Task instructions.
Give every line again exactly as it appears, please, but not the pictures.
** Start of Stored rows **
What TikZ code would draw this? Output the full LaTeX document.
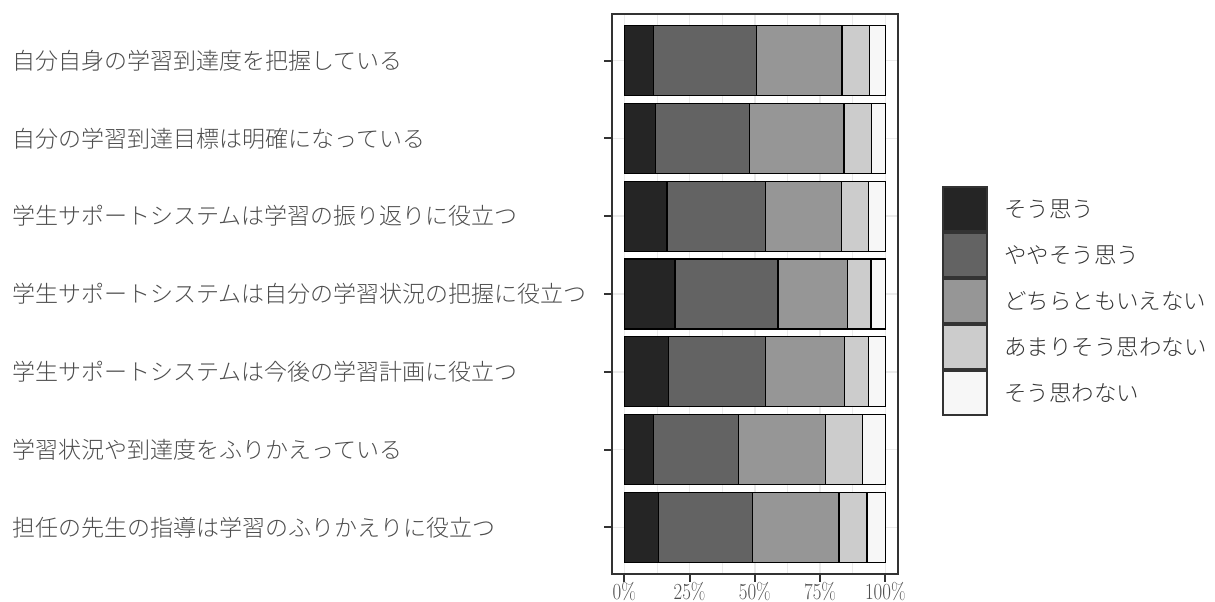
\documentclass[tikz,border=0pt]{standalone}
\usepackage{fontspec}
\newfontfamily\jp{Noto Sans CJK JP Light}
\definecolor{cA}{HTML}{252525}
\definecolor{cB}{HTML}{636363}
\definecolor{cC}{HTML}{969696}
\definecolor{cD}{HTML}{CCCCCC}
\definecolor{cE}{HTML}{F7F7F7}
\definecolor{axistext}{HTML}{4D4D4D}
\definecolor{frame}{HTML}{333333}
\definecolor{gridmaj}{HTML}{EBEBEB}
\tikzset{
  gridmajor/.style={draw=gridmaj, line width=1.6pt},
  gridminor/.style={draw=gridmaj, line width=0.8pt},
  barseg/.style={draw=black, line width=1.4pt},
  keybox/.style={draw=frame, line width=1.3pt},
  ylab/.style={anchor=west, inner sep=0pt, text=axistext, font=\jp\fontsize{23}{24}\selectfont},
  leglab/.style={anchor=west, inner sep=0pt, text=frame, font=\jp\fontsize{22.5}{24}\selectfont},
  xlab/.style={anchor=base, inner sep=0pt, text=axistext, font=\fontsize{23}{24}\selectfont},
  tickline/.style={draw=frame, line width=2pt}
}
\begin{document}
\begin{tikzpicture}[x=1pt,y=-1pt]
\useasboundingbox (0,0) rectangle (1215,602);
% grid
\foreach \p in {12.5,37.5,62.5,87.5}
  \draw[gridminor] ({624.3+2.61*\p},14) -- ({624.3+2.61*\p},574);
\foreach \p in {0,25,50,75,100}
  \draw[gridmajor] ({624.3+2.61*\p},14) -- ({624.3+2.61*\p},574);
\foreach \k in {0,...,6}
  \draw[gridmajor] (612,{60.7+77.77*\k}) -- (898,{60.7+77.77*\k});
% bars
\foreach \a/\b/\c/\d [count=\k from 0] in {
  11.1/50.6/83.4/93.9,
  11.9/48.0/84.2/94.6,
  16.4/54.2/83.3/93.6,
  19.4/58.9/85.4/94.5,
  17.0/54.2/84.4/93.6,
  11.2/43.7/77.0/91.2,
  13.2/49.0/82.2/93.0}{
  \pgfmathsetmacro\yc{60.7+77.77*\k}
  \draw[barseg, fill=cA] (624.3,\yc-35) rectangle ({624.3+2.61*\a},\yc+35);
  \draw[barseg, fill=cB] ({624.3+2.61*\a},\yc-35) rectangle ({624.3+2.61*\b},\yc+35);
  \draw[barseg, fill=cC] ({624.3+2.61*\b},\yc-35) rectangle ({624.3+2.61*\c},\yc+35);
  \draw[barseg, fill=cD] ({624.3+2.61*\c},\yc-35) rectangle ({624.3+2.61*\d},\yc+35);
  \draw[barseg, fill=cE] ({624.3+2.61*\d},\yc-35) rectangle (885.3,\yc+35);
  \draw[tickline] (604,\yc) -- (612,\yc);
}
% panel frame
\draw[draw=frame, line width=1.8pt] (612,14) rectangle (898,574);
% x ticks and labels
\foreach \p/\t in {0/0\%,25/25\%,50/50\%,75/75\%,100/100\%}{
  \draw[tickline] ({624.3+2.61*\p},574) -- ({624.3+2.61*\p},582);
  \node[xlab] (x\p) at ({624.3+2.61*\p},599.5) {\scalebox{0.82}[1]{\t}};
}
% y labels
\node[ylab] (l1) at (12,60.7) {自分自身の学習到達度を把握している};
\node[ylab] (l2) at (12,138.47) {自分の学習到達目標は明確になっている};
\node[ylab] (l3) at (12,216.24) {学生サポートシステムは学習の振り返りに役立つ};
\node[ylab] (l4) at (12,294.01) {学生サポートシステムは自分の学習状況の把握に役立つ};
\node[ylab] (l5) at (12,371.78) {学生サポートシステムは今後の学習計画に役立つ};
\node[ylab] (l6) at (12,449.55) {学習状況や到達度をふりかえっている};
\node[ylab] (l7) at (12,527.32) {担任の先生の指導は学習のふりかえりに役立つ};
% legend
\foreach \col/\txt [count=\j from 0] in {cA/そう思う, cB/ややそう思う, cC/どちらともいえない, cD/あまりそう思わない, cE/そう思わない}{
  \pgfmathsetmacro\yk{209+46*\j}
  \draw[keybox, fill=\col] (943,\yk-22) rectangle (987,\yk+22);
  \node[leglab] (k\j) at (1004,\yk) {\txt};
}
\end{tikzpicture}
\end{document}
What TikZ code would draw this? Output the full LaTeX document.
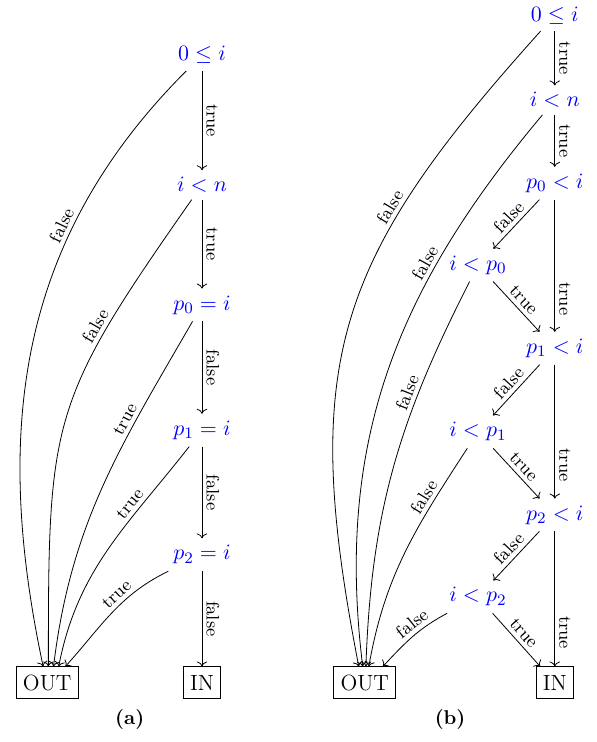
** End of Stored rows **
Task result.
What TikZ code would draw this? Output the full LaTeX document.
\documentclass[tikz,border=0pt]{standalone}
\usepackage{fontspec}
\newfontfamily\jp{Noto Sans CJK JP Light}
\definecolor{cA}{HTML}{252525}
\definecolor{cB}{HTML}{636363}
\definecolor{cC}{HTML}{969696}
\definecolor{cD}{HTML}{CCCCCC}
\definecolor{cE}{HTML}{F7F7F7}
\definecolor{axistext}{HTML}{4D4D4D}
\definecolor{frame}{HTML}{333333}
\definecolor{gridmaj}{HTML}{EBEBEB}
\tikzset{
  gridmajor/.style={draw=gridmaj, line width=1.6pt},
  gridminor/.style={draw=gridmaj, line width=0.8pt},
  barseg/.style={draw=black, line width=1.4pt},
  keybox/.style={draw=frame, line width=1.3pt},
  ylab/.style={anchor=west, inner sep=0pt, text=axistext, font=\jp\fontsize{23}{24}\selectfont},
  leglab/.style={anchor=west, inner sep=0pt, text=frame, font=\jp\fontsize{22.5}{24}\selectfont},
  xlab/.style={anchor=base, inner sep=0pt, text=axistext, font=\fontsize{23}{24}\selectfont},
  tickline/.style={draw=frame, line width=2pt}
}
\begin{document}
\begin{tikzpicture}[x=1pt,y=-1pt]
\useasboundingbox (0,0) rectangle (1215,602);
% grid
\foreach \p in {12.5,37.5,62.5,87.5}
  \draw[gridminor] ({624.3+2.61*\p},14) -- ({624.3+2.61*\p},574);
\foreach \p in {0,25,50,75,100}
  \draw[gridmajor] ({624.3+2.61*\p},14) -- ({624.3+2.61*\p},574);
\foreach \k in {0,...,6}
  \draw[gridmajor] (612,{60.7+77.77*\k}) -- (898,{60.7+77.77*\k});
% bars
\foreach \a/\b/\c/\d [count=\k from 0] in {
  11.1/50.6/83.4/93.9,
  11.9/48.0/84.2/94.6,
  16.4/54.2/83.3/93.6,
  19.4/58.9/85.4/94.5,
  17.0/54.2/84.4/93.6,
  11.2/43.7/77.0/91.2,
  13.2/49.0/82.2/93.0}{
  \pgfmathsetmacro\yc{60.7+77.77*\k}
  \draw[barseg, fill=cA] (624.3,\yc-35) rectangle ({624.3+2.61*\a},\yc+35);
  \draw[barseg, fill=cB] ({624.3+2.61*\a},\yc-35) rectangle ({624.3+2.61*\b},\yc+35);
  \draw[barseg, fill=cC] ({624.3+2.61*\b},\yc-35) rectangle ({624.3+2.61*\c},\yc+35);
  \draw[barseg, fill=cD] ({624.3+2.61*\c},\yc-35) rectangle ({624.3+2.61*\d},\yc+35);
  \draw[barseg, fill=cE] ({624.3+2.61*\d},\yc-35) rectangle (885.3,\yc+35);
  \draw[tickline] (604,\yc) -- (612,\yc);
}
% panel frame
\draw[draw=frame, line width=1.8pt] (612,14) rectangle (898,574);
% x ticks and labels
\foreach \p/\t in {0/0\%,25/25\%,50/50\%,75/75\%,100/100\%}{
  \draw[tickline] ({624.3+2.61*\p},574) -- ({624.3+2.61*\p},582);
  \node[xlab] (x\p) at ({624.3+2.61*\p},599.5) {\scalebox{0.82}[1]{\t}};
}
% y labels
\node[ylab] (l1) at (12,60.7) {自分自身の学習到達度を把握している};
\node[ylab] (l2) at (12,138.47) {自分の学習到達目標は明確になっている};
\node[ylab] (l3) at (12,216.24) {学生サポートシステムは学習の振り返りに役立つ};
\node[ylab] (l4) at (12,294.01) {学生サポートシステムは自分の学習状況の把握に役立つ};
\node[ylab] (l5) at (12,371.78) {学生サポートシステムは今後の学習計画に役立つ};
\node[ylab] (l6) at (12,449.55) {学習状況や到達度をふりかえっている};
\node[ylab] (l7) at (12,527.32) {担任の先生の指導は学習のふりかえりに役立つ};
% legend
\foreach \col/\txt [count=\j from 0] in {cA/そう思う, cB/ややそう思う, cC/どちらともいえない, cD/あまりそう思わない, cE/そう思わない}{
  \pgfmathsetmacro\yk{209+46*\j}
  \draw[keybox, fill=\col] (943,\yk-22) rectangle (987,\yk+22);
  \node[leglab] (k\j) at (1004,\yk) {\txt};
}
\end{tikzpicture}
\end{document}
What TikZ code would draw this? Output the full LaTeX document.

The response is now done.